Exercise details: Carry none of the pictures over; set down the material below exactly.

Material:
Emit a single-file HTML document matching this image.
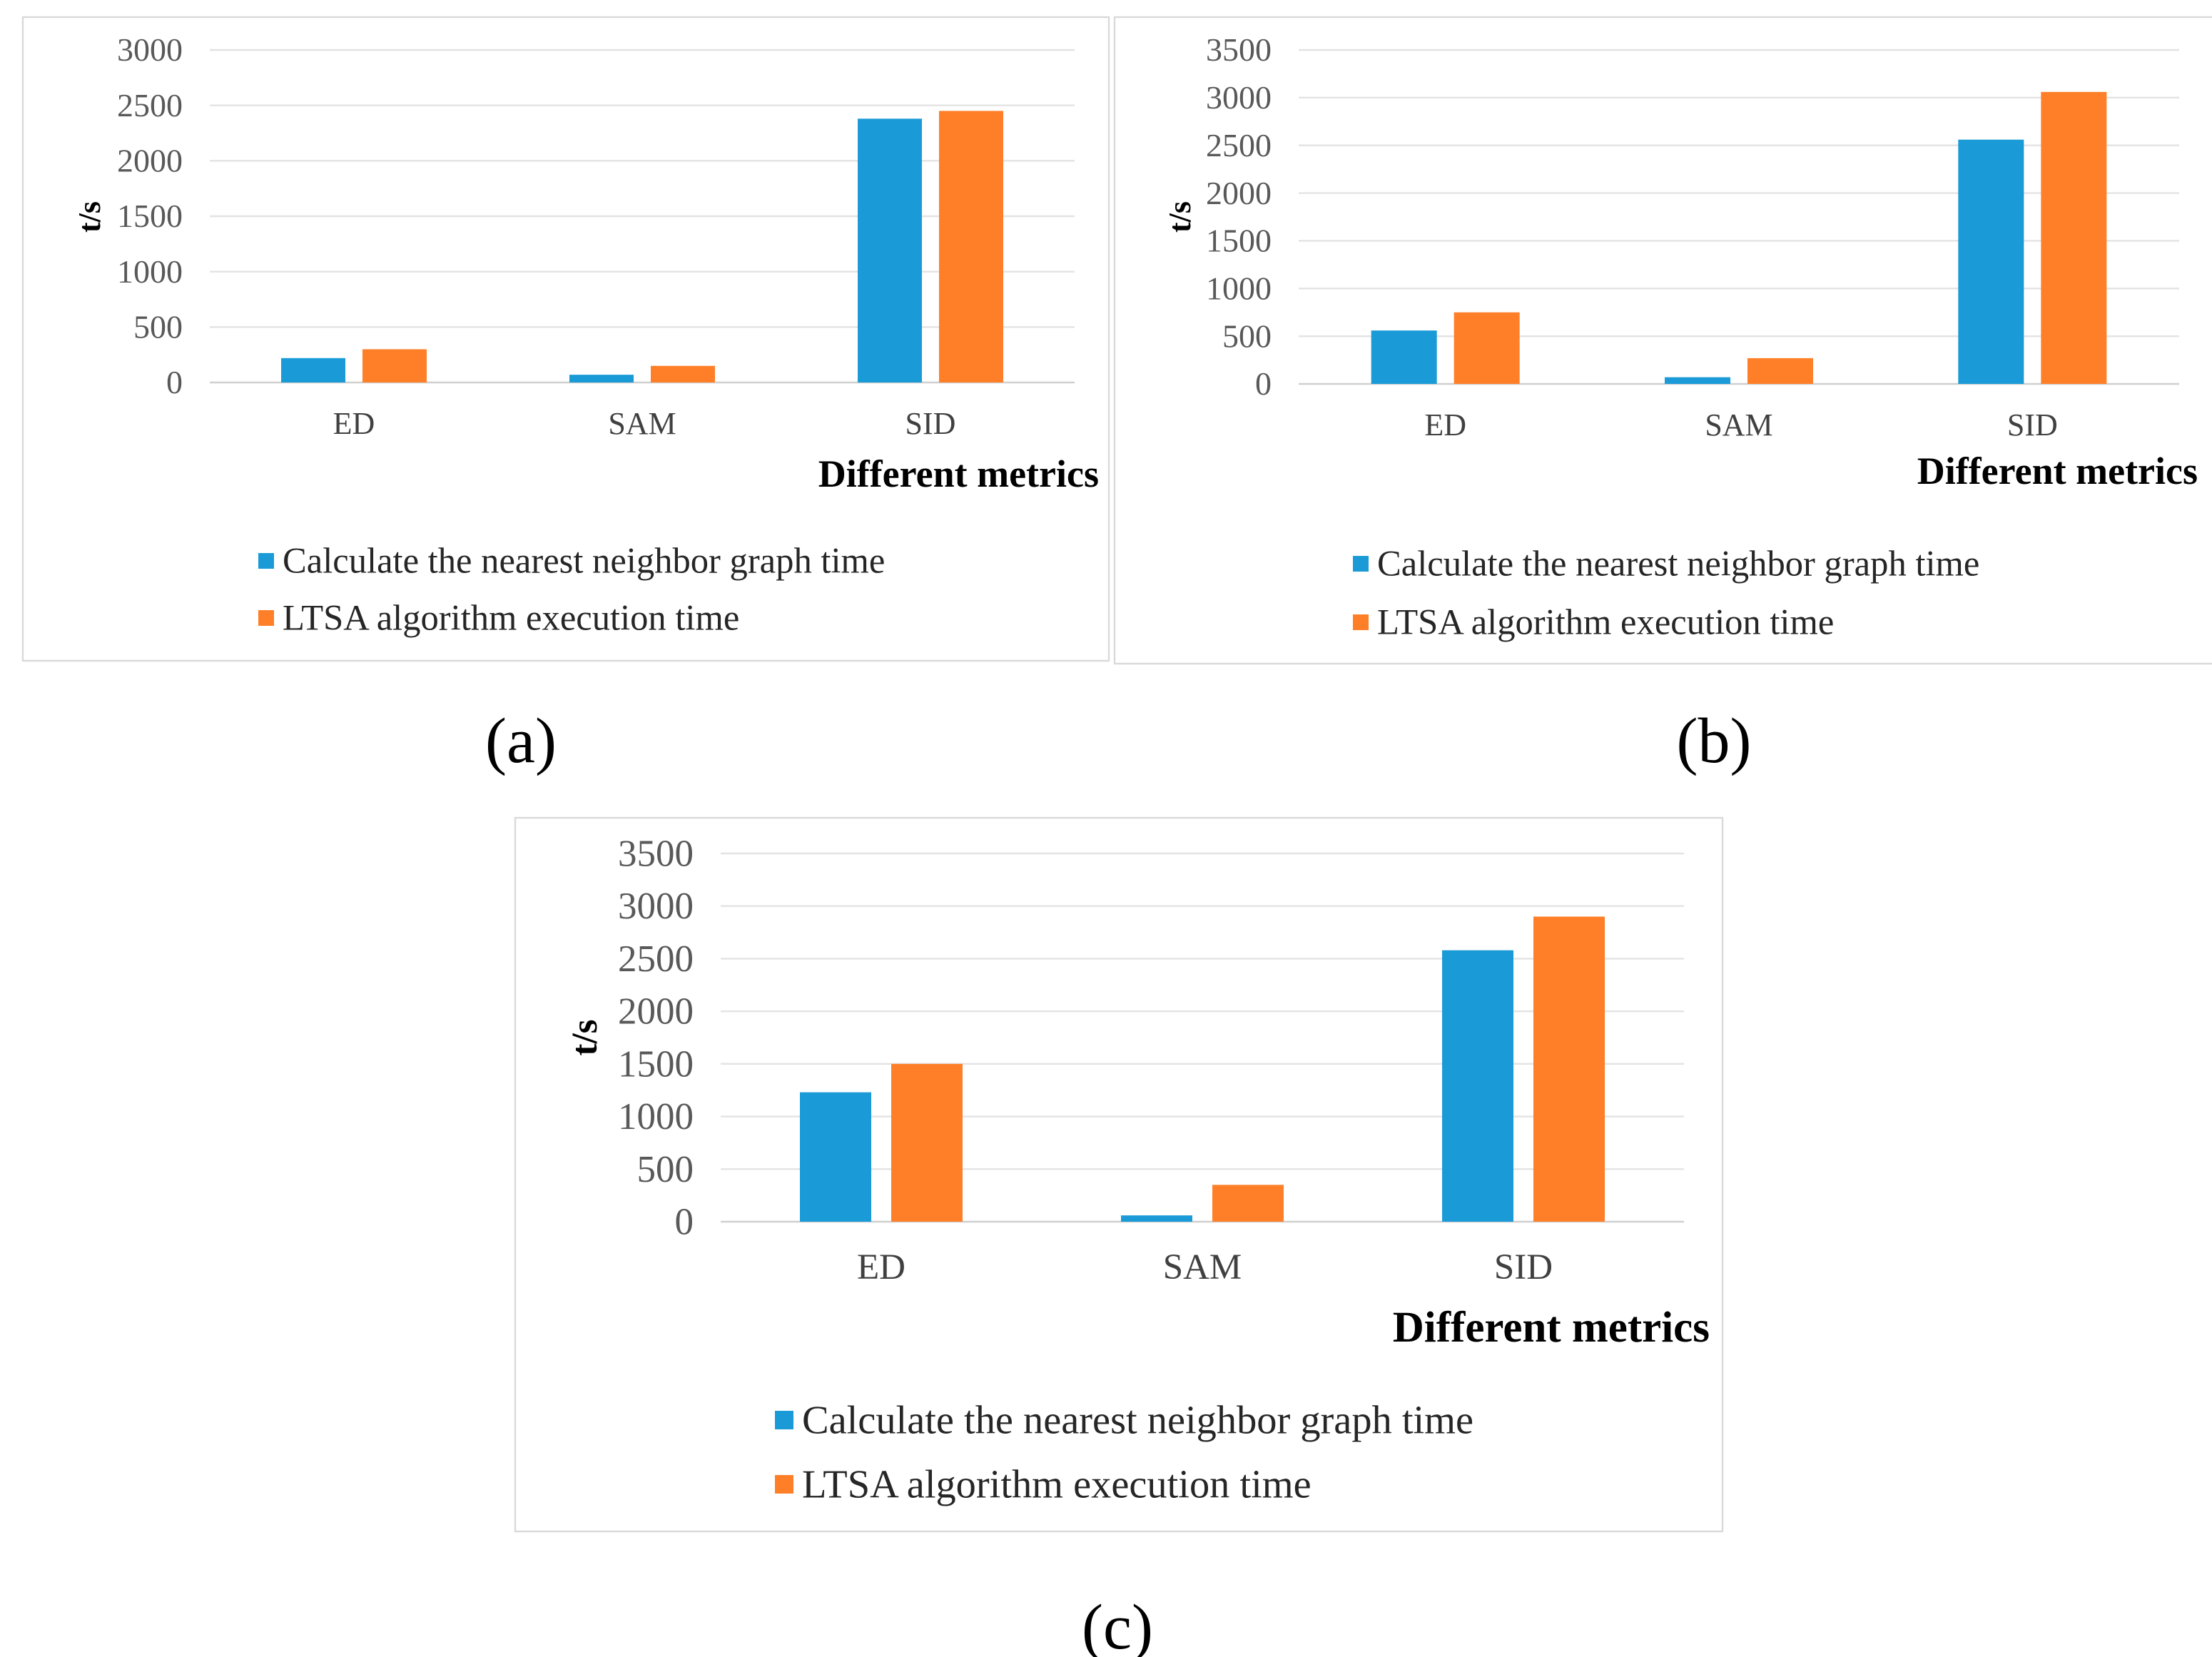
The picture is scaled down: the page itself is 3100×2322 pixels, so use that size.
<!DOCTYPE html>
<html><head><meta charset="utf-8"><style>
html,body{margin:0;padding:0;background:#fff;}
svg{display:block;font-family:"Liberation Serif",serif;}
</style></head><body>
<svg id="fig" width="3100" height="2322" viewBox="0 0 1550 1161" xmlns="http://www.w3.org/2000/svg"></svg>
<script>
const categories = ["ED","SAM","SID"];
const seriesNames = ["Calculate the nearest neighbor graph time","LTSA algorithm execution time"];
const aNeighbor = [220, 70, 2380];
const aLtsa = [300, 150, 2450];
const aTicks = [0,500,1000,1500,2000,2500,3000];
const bNeighbor = [560, 70, 2560];
const bLtsa = [750, 270, 3060];
const bTicks = [0,500,1000,1500,2000,2500,3000,3500];
const cNeighbor = [1230, 60, 2580];
const cLtsa = [1500, 350, 2900];
const cTicks = [0,500,1000,1500,2000,2500,3000,3500];

const NS="http://www.w3.org/2000/svg";
const svg=document.getElementById('fig');
function mk(tag,attrs,parent,text){const e=document.createElementNS(NS,tag);for(const k in attrs)e.setAttribute(k,attrs[k]);if(text!==undefined)e.textContent=text;(parent||svg).appendChild(e);return e;}
const colors=["#1a9bd7","#fe7f27"];

function panel(id,box,pl,ticks,s1,s2,lay){
  const g=mk('g',{});
  
  
  const r=mk('rect',{x:box[0],y:box[1],width:box[2],height:box[3],fill:'#fff',stroke:'#d9d9d9','stroke-width':1.2},g);
  
  
  const maxV=ticks[ticks.length-1];
  const y=v=>pl.y0-(v/maxV)*(pl.y0-pl.yTop);
  const catW=(pl.x1-pl.x0)/categories.length;
  const xc=i=>pl.x0+catW*(i+0.5);
  ticks.forEach(t=>{
    const l=mk('line',{x1:pl.x0,x2:pl.x1,y1:y(t),y2:y(t),stroke:t===0?'#d0d0d0':'#e3e3e3','stroke-width':1.2},g);
    
    
    const tx=mk('text',{x:pl.x0-19,y:y(t)+lay.tf*0.33,'text-anchor':'end','font-size':lay.tf,fill:'#595959'},g,String(t));
    
    
  });
  [s1,s2].forEach((s,si)=>{
    s.forEach((v,i)=>{
      const bx=xc(i)-lay.gap/2-lay.bw+si*(lay.bw+lay.gap);
      const b=mk('rect',{x:bx,y:y(v),width:lay.bw,height:pl.y0-y(v),fill:colors[si]},g);
      
      
    });
  });
  categories.forEach((c,i)=>{
    const t=mk('text',{x:xc(i),y:lay.catY,'text-anchor':'middle','font-size':lay.cf,fill:'#404040'},g,c);
    
    
  });
  const xt=mk('text',{x:lay.xtX,y:lay.xtY,'text-anchor':'end','font-size':lay.xf,'font-weight':'bold',fill:'#000'},g,'Different metrics');
  
  
  const yt=mk('text',{x:0,y:0,transform:`translate(${lay.ytX},${lay.ytY}) rotate(-90)`,'text-anchor':'middle','font-size':lay.cf,'font-weight':'bold',fill:'#000'},g,'t/s');
  
  
  seriesNames.forEach((n,i)=>{
    const ly=lay.legY[i];
    const sq=mk('rect',{x:lay.legX,y:ly-lay.sq/2,width:lay.sq,height:lay.sq,fill:colors[i]},g);
    
    
    const t=mk('text',{x:lay.legX+lay.sq+6,y:ly+lay.lf*0.33,'font-size':lay.lf,fill:'#262626'},g,n);
    
    
  });
  const cap=mk('text',{x:lay.capX,y:lay.capY,'text-anchor':'middle','font-size':45,fill:'#000'},g,'('+id+')');
  
  
}

panel('a',[16,12,761,451],{x0:147,x1:753,y0:268,yTop:35},aTicks,aNeighbor,aLtsa,
 {bw:45,gap:12,tf:23,cf:22,xf:27,lf:25.3,catY:304,xtX:770,xtY:341,ytX:70,ytY:152,legX:181,legY:[393,433],sq:11,capX:365,capY:534});
panel('b',[781,12,770,453],{x0:910,x1:1527,y0:269,yTop:35},bTicks,bNeighbor,bLtsa,
 {bw:46,gap:12,tf:23,cf:22,xf:27,lf:25.3,catY:305,xtX:1540,xtY:339,ytX:834,ytY:152,legX:948,legY:[395,436],sq:11,capX:1201,capY:534});
panel('c',[361,573,846,500],{x0:505,x1:1180,y0:856,yTop:598},cTicks,cNeighbor,cLtsa,
 {bw:50,gap:14,tf:26.5,cf:25.5,xf:30.5,lf:28.2,catY:896,xtX:1198,xtY:940,ytX:418,ytY:727,legX:543,legY:[995,1040],sq:13,capX:783,capY:1155});
</script>
</body></html>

Output below:
Emit a single-file HTML document matching this image.
The picture is scaled down: the page itself is 3100×2322 pixels, so use that size.
<!DOCTYPE html>
<html><head><meta charset="utf-8"><style>
html,body{margin:0;padding:0;background:#fff;}
svg{display:block;font-family:"Liberation Serif",serif;}
</style></head><body>
<svg id="fig" width="3100" height="2322" viewBox="0 0 1550 1161" xmlns="http://www.w3.org/2000/svg"></svg>
<script>
const categories = ["ED","SAM","SID"];
const seriesNames = ["Calculate the nearest neighbor graph time","LTSA algorithm execution time"];
const aNeighbor = [220, 70, 2380];
const aLtsa = [300, 150, 2450];
const aTicks = [0,500,1000,1500,2000,2500,3000];
const bNeighbor = [560, 70, 2560];
const bLtsa = [750, 270, 3060];
const bTicks = [0,500,1000,1500,2000,2500,3000,3500];
const cNeighbor = [1230, 60, 2580];
const cLtsa = [1500, 350, 2900];
const cTicks = [0,500,1000,1500,2000,2500,3000,3500];

const NS="http://www.w3.org/2000/svg";
const svg=document.getElementById('fig');
function mk(tag,attrs,parent,text){const e=document.createElementNS(NS,tag);for(const k in attrs)e.setAttribute(k,attrs[k]);if(text!==undefined)e.textContent=text;(parent||svg).appendChild(e);return e;}
const colors=["#1a9bd7","#fe7f27"];

function panel(id,box,pl,ticks,s1,s2,lay){
  const g=mk('g',{});
  
  
  const r=mk('rect',{x:box[0],y:box[1],width:box[2],height:box[3],fill:'#fff',stroke:'#d9d9d9','stroke-width':1.2},g);
  
  
  const maxV=ticks[ticks.length-1];
  const y=v=>pl.y0-(v/maxV)*(pl.y0-pl.yTop);
  const catW=(pl.x1-pl.x0)/categories.length;
  const xc=i=>pl.x0+catW*(i+0.5);
  ticks.forEach(t=>{
    const l=mk('line',{x1:pl.x0,x2:pl.x1,y1:y(t),y2:y(t),stroke:t===0?'#d0d0d0':'#e3e3e3','stroke-width':1.2},g);
    
    
    const tx=mk('text',{x:pl.x0-19,y:y(t)+lay.tf*0.33,'text-anchor':'end','font-size':lay.tf,fill:'#595959'},g,String(t));
    
    
  });
  [s1,s2].forEach((s,si)=>{
    s.forEach((v,i)=>{
      const bx=xc(i)-lay.gap/2-lay.bw+si*(lay.bw+lay.gap);
      const b=mk('rect',{x:bx,y:y(v),width:lay.bw,height:pl.y0-y(v),fill:colors[si]},g);
      
      
    });
  });
  categories.forEach((c,i)=>{
    const t=mk('text',{x:xc(i),y:lay.catY,'text-anchor':'middle','font-size':lay.cf,fill:'#404040'},g,c);
    
    
  });
  const xt=mk('text',{x:lay.xtX,y:lay.xtY,'text-anchor':'end','font-size':lay.xf,'font-weight':'bold',fill:'#000'},g,'Different metrics');
  
  
  const yt=mk('text',{x:0,y:0,transform:`translate(${lay.ytX},${lay.ytY}) rotate(-90)`,'text-anchor':'middle','font-size':lay.cf,'font-weight':'bold',fill:'#000'},g,'t/s');
  
  
  seriesNames.forEach((n,i)=>{
    const ly=lay.legY[i];
    const sq=mk('rect',{x:lay.legX,y:ly-lay.sq/2,width:lay.sq,height:lay.sq,fill:colors[i]},g);
    
    
    const t=mk('text',{x:lay.legX+lay.sq+6,y:ly+lay.lf*0.33,'font-size':lay.lf,fill:'#262626'},g,n);
    
    
  });
  const cap=mk('text',{x:lay.capX,y:lay.capY,'text-anchor':'middle','font-size':45,fill:'#000'},g,'('+id+')');
  
  
}

panel('a',[16,12,761,451],{x0:147,x1:753,y0:268,yTop:35},aTicks,aNeighbor,aLtsa,
 {bw:45,gap:12,tf:23,cf:22,xf:27,lf:25.3,catY:304,xtX:770,xtY:341,ytX:70,ytY:152,legX:181,legY:[393,433],sq:11,capX:365,capY:534});
panel('b',[781,12,770,453],{x0:910,x1:1527,y0:269,yTop:35},bTicks,bNeighbor,bLtsa,
 {bw:46,gap:12,tf:23,cf:22,xf:27,lf:25.3,catY:305,xtX:1540,xtY:339,ytX:834,ytY:152,legX:948,legY:[395,436],sq:11,capX:1201,capY:534});
panel('c',[361,573,846,500],{x0:505,x1:1180,y0:856,yTop:598},cTicks,cNeighbor,cLtsa,
 {bw:50,gap:14,tf:26.5,cf:25.5,xf:30.5,lf:28.2,catY:896,xtX:1198,xtY:940,ytX:418,ytY:727,legX:543,legY:[995,1040],sq:13,capX:783,capY:1155});
</script>
</body></html>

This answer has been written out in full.